**TO BE DONE**
Find every line below that contains the word "chart" and copy it out.

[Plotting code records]
::::::::
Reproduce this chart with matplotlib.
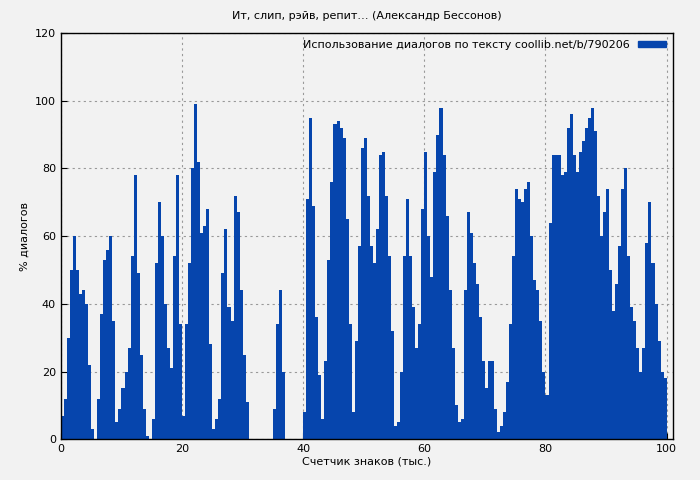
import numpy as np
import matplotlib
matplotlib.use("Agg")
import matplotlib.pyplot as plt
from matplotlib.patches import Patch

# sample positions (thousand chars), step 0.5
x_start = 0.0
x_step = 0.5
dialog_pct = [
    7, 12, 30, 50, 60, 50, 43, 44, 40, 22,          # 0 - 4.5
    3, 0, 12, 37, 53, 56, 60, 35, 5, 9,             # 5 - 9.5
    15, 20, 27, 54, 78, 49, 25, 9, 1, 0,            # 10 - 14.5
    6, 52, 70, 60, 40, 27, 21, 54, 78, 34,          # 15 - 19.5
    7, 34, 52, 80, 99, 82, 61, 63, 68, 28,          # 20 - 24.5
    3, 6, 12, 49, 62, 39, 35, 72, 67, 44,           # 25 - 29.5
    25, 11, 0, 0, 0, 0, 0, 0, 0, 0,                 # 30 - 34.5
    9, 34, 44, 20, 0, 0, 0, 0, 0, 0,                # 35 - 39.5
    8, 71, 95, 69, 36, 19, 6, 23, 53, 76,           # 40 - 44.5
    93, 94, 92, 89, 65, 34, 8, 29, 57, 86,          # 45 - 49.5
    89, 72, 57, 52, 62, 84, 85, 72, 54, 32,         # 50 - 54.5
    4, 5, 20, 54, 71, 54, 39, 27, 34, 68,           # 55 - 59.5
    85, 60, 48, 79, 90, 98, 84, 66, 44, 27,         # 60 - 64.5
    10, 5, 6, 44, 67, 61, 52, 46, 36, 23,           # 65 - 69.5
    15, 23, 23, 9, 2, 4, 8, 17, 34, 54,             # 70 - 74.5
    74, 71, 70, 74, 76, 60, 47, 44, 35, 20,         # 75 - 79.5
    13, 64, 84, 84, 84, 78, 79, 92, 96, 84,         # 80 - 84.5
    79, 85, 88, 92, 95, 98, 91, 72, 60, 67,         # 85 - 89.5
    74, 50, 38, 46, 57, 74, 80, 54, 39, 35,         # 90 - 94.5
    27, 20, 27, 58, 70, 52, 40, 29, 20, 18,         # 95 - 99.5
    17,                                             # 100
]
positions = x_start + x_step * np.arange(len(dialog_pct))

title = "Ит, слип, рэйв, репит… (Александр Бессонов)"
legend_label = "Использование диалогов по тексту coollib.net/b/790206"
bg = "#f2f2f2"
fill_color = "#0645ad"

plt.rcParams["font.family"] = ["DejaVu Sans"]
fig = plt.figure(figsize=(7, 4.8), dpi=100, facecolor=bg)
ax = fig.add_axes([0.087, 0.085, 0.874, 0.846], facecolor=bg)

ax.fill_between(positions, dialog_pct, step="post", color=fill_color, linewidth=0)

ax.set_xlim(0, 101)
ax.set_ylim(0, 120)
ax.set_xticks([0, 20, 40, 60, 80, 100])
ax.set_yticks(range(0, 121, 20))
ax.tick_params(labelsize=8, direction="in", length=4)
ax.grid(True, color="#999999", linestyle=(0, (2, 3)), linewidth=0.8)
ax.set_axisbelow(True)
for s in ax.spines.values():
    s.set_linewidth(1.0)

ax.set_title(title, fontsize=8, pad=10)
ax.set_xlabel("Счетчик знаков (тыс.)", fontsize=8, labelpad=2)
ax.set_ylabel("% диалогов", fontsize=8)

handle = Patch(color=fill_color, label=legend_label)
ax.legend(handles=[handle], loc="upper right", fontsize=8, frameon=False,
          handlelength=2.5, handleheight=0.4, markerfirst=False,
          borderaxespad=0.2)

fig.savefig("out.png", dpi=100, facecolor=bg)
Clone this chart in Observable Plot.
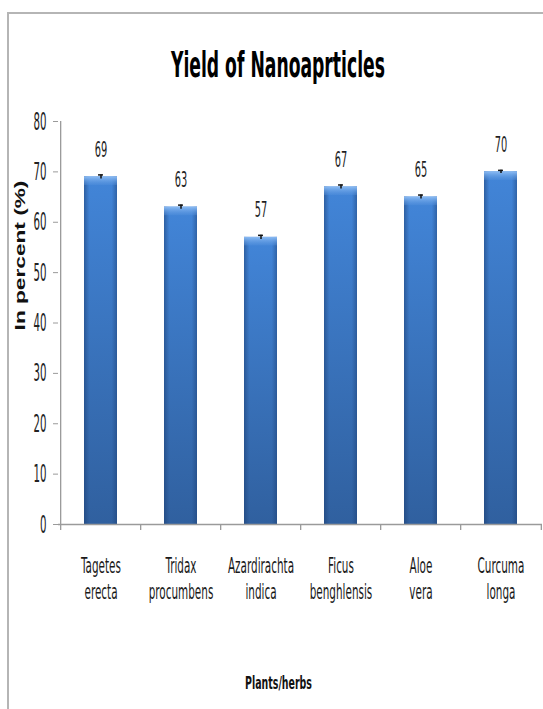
::::::::
**SOLUTION BELOW**
Reproduce this chart with matplotlib.
Clone this chart in Observable Plot.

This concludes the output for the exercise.